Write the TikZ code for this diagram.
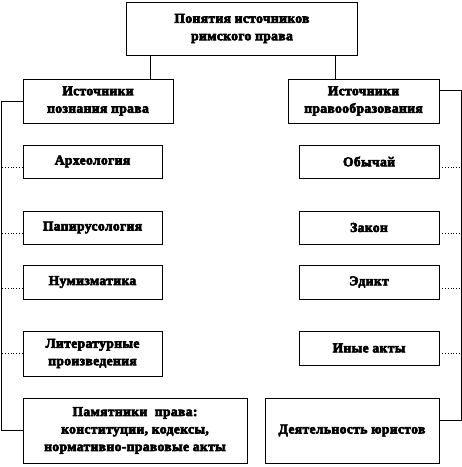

==*==

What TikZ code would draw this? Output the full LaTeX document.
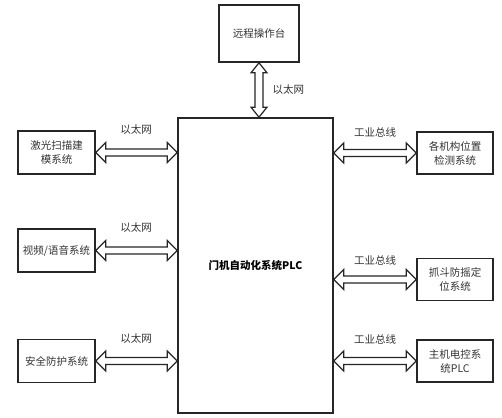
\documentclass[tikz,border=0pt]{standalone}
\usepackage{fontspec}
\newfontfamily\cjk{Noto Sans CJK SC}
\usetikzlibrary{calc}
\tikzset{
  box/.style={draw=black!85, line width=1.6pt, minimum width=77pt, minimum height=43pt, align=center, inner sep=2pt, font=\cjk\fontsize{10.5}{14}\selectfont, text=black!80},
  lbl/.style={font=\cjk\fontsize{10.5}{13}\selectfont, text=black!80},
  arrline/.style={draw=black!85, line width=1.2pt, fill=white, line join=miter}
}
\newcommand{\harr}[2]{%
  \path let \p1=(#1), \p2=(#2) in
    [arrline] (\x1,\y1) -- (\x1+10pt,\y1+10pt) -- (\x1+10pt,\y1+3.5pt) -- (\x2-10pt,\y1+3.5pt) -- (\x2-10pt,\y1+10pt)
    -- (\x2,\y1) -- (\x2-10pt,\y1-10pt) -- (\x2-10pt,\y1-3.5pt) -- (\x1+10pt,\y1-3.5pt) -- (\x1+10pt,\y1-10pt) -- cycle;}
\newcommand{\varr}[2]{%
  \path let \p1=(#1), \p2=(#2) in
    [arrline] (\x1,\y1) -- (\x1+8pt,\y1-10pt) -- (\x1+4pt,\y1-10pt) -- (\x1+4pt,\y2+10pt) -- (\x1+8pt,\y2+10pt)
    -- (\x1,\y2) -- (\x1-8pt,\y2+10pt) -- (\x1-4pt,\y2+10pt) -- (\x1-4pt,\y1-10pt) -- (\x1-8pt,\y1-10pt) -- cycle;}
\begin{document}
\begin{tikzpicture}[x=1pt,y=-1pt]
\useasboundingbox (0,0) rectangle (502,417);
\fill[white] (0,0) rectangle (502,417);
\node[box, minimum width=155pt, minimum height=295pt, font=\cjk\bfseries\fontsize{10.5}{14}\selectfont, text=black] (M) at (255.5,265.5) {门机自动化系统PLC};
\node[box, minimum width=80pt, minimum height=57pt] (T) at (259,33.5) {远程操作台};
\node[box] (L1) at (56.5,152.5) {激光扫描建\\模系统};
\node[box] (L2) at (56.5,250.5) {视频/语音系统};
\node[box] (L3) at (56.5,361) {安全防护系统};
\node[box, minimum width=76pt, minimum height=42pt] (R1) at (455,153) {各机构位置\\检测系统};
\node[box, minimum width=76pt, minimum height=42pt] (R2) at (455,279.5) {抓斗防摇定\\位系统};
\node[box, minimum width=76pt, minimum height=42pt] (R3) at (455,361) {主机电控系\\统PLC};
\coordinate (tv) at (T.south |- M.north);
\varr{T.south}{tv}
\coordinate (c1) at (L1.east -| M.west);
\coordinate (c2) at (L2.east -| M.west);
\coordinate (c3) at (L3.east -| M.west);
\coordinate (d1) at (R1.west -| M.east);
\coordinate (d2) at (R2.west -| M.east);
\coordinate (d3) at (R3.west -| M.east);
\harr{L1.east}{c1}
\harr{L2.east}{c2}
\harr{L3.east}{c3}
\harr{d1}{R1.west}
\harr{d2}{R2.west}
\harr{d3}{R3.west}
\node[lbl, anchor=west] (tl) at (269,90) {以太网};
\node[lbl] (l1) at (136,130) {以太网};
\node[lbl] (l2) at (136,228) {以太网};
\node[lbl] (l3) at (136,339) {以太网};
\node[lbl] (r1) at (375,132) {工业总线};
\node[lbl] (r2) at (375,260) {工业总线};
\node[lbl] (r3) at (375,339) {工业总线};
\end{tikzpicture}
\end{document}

==*==

_WHAT YOU SHOULD DO_. All lines above with "this" in them should be returned.

_WORKED SOLUTION_.
Write the TikZ code for this diagram.
What TikZ code would draw this? Output the full LaTeX document.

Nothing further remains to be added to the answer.